"""
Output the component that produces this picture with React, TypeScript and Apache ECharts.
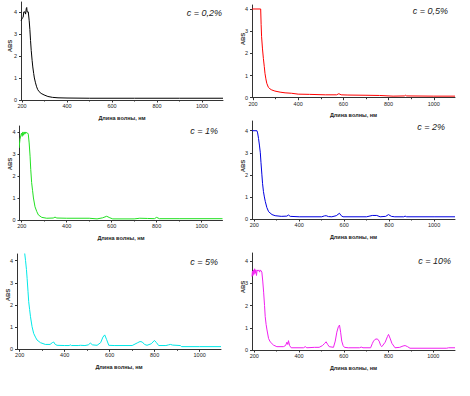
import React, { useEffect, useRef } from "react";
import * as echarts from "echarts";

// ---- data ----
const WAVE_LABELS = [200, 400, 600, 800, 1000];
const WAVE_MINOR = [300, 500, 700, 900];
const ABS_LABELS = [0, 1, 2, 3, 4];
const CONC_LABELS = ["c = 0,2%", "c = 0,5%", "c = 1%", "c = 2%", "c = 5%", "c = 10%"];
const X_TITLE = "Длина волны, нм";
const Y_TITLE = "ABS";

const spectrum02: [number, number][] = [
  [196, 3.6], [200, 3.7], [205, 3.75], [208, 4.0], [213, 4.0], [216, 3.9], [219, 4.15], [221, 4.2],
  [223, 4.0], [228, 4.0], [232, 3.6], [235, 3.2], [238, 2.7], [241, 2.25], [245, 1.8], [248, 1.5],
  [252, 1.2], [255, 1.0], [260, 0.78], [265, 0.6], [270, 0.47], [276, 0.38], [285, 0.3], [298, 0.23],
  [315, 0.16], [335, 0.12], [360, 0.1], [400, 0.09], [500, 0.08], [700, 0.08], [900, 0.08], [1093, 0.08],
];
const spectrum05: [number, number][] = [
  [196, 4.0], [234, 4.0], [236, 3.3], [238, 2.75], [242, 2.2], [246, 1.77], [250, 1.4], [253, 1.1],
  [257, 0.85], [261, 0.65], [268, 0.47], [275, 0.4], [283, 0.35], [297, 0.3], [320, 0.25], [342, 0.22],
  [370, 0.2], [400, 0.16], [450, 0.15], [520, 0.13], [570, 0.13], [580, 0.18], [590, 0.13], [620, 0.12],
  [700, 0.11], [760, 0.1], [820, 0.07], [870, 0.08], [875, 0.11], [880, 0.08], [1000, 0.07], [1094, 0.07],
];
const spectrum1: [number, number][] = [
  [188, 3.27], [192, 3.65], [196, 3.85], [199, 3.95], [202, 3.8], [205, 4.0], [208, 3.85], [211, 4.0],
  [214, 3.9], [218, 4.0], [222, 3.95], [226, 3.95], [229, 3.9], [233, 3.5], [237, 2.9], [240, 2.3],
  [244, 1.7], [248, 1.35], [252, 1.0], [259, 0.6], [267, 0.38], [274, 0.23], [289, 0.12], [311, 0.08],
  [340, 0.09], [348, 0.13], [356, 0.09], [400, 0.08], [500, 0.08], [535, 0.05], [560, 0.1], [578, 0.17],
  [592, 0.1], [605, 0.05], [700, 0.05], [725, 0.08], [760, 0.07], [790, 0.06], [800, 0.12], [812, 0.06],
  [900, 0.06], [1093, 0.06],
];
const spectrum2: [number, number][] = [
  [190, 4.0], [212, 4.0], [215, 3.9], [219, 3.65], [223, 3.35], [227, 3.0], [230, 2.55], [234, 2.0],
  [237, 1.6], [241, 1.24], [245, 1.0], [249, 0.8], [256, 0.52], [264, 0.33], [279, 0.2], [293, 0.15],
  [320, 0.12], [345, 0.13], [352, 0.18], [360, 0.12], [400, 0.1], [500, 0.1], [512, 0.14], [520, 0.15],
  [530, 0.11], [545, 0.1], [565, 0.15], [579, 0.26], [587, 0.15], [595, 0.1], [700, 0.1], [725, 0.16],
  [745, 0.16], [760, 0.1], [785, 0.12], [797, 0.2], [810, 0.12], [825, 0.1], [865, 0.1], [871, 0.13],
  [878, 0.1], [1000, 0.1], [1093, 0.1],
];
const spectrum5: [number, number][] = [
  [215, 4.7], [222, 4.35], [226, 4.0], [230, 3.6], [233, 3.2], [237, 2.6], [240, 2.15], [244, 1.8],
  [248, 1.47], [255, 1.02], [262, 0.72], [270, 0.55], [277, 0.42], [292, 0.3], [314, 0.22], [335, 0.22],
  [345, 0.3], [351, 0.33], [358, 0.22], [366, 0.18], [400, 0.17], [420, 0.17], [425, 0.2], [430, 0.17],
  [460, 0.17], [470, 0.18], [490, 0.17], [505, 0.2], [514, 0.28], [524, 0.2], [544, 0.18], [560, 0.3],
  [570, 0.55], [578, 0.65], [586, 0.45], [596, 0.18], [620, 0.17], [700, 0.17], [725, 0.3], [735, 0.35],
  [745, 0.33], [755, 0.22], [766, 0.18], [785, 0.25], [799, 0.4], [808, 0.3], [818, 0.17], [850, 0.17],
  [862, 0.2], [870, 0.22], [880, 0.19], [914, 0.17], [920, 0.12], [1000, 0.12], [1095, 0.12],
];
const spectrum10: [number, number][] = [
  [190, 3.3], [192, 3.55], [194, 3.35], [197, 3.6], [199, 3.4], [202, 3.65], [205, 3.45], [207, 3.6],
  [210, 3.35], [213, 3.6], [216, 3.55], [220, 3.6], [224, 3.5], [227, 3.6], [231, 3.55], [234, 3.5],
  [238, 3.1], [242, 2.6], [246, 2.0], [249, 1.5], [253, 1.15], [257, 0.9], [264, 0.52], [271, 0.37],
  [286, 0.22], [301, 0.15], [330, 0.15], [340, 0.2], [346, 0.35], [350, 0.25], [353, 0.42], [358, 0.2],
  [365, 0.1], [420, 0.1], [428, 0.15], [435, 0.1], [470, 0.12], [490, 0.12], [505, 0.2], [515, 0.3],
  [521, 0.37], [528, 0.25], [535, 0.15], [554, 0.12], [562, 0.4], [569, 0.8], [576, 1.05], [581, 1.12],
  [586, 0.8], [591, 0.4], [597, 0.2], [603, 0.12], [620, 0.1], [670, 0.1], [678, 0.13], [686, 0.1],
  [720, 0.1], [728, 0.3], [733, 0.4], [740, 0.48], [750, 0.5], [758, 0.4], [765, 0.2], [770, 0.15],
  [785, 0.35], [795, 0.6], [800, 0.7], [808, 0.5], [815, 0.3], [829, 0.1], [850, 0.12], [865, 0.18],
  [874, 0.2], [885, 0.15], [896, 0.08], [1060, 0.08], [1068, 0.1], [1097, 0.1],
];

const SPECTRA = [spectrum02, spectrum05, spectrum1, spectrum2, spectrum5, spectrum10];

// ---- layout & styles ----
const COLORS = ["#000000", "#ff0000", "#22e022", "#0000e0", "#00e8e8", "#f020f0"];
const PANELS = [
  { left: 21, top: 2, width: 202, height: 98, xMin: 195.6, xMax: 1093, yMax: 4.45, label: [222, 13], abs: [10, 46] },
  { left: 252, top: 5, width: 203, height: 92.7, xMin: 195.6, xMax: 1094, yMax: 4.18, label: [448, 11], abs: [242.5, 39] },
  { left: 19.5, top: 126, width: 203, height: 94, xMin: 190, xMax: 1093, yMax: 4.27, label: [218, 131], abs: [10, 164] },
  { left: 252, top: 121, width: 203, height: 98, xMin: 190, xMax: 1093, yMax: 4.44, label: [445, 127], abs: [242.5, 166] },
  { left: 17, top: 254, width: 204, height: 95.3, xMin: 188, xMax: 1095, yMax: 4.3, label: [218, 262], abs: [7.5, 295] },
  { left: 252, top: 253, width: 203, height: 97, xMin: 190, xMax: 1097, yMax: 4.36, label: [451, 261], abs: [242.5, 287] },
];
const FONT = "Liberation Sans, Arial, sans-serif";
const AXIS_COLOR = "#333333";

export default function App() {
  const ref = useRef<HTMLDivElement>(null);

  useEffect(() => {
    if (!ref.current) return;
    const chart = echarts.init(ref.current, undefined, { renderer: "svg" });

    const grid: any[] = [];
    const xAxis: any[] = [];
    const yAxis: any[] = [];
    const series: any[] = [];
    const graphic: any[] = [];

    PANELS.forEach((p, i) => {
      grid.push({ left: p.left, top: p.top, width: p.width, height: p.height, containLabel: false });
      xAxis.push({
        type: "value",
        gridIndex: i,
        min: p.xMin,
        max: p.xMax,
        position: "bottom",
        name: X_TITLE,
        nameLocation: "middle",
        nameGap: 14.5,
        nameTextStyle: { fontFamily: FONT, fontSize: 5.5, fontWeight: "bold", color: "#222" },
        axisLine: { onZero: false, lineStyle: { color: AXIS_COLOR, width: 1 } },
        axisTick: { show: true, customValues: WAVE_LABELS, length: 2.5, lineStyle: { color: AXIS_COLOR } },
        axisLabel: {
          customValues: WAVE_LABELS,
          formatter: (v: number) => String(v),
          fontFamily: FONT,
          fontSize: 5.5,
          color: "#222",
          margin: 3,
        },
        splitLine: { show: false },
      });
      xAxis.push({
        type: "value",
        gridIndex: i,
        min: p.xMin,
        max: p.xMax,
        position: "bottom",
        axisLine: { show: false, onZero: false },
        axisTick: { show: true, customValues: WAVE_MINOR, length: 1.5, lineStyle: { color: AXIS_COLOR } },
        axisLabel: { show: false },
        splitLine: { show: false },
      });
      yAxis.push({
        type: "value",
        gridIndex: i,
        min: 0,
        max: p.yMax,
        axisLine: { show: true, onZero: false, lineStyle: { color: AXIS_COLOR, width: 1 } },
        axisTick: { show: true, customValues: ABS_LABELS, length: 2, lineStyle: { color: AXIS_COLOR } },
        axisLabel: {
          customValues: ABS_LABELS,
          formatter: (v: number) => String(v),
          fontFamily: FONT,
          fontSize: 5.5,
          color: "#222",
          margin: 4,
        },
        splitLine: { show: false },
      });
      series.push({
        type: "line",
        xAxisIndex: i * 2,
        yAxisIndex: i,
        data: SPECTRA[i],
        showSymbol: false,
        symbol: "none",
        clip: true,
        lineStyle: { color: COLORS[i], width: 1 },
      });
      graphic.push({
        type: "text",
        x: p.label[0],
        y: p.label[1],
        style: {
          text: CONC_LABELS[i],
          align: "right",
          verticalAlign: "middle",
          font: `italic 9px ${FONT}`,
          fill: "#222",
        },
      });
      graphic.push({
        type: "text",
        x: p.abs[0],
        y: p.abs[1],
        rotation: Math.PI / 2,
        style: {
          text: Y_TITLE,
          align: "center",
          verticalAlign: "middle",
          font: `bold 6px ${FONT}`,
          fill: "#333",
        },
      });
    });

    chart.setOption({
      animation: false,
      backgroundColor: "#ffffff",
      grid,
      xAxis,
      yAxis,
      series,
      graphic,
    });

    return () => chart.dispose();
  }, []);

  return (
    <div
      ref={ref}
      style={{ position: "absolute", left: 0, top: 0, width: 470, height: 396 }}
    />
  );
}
"""
» **WHAT YOU NEED TO DO**:
Up to and including the line containing "import * as", repeat every line from the start of the data, but none of the pictures.

» **TASK ANSWER**:
Output the component that produces this picture with React, TypeScript and Apache ECharts.
import React, { useEffect, useRef } from "react";
import * as echarts from "echarts";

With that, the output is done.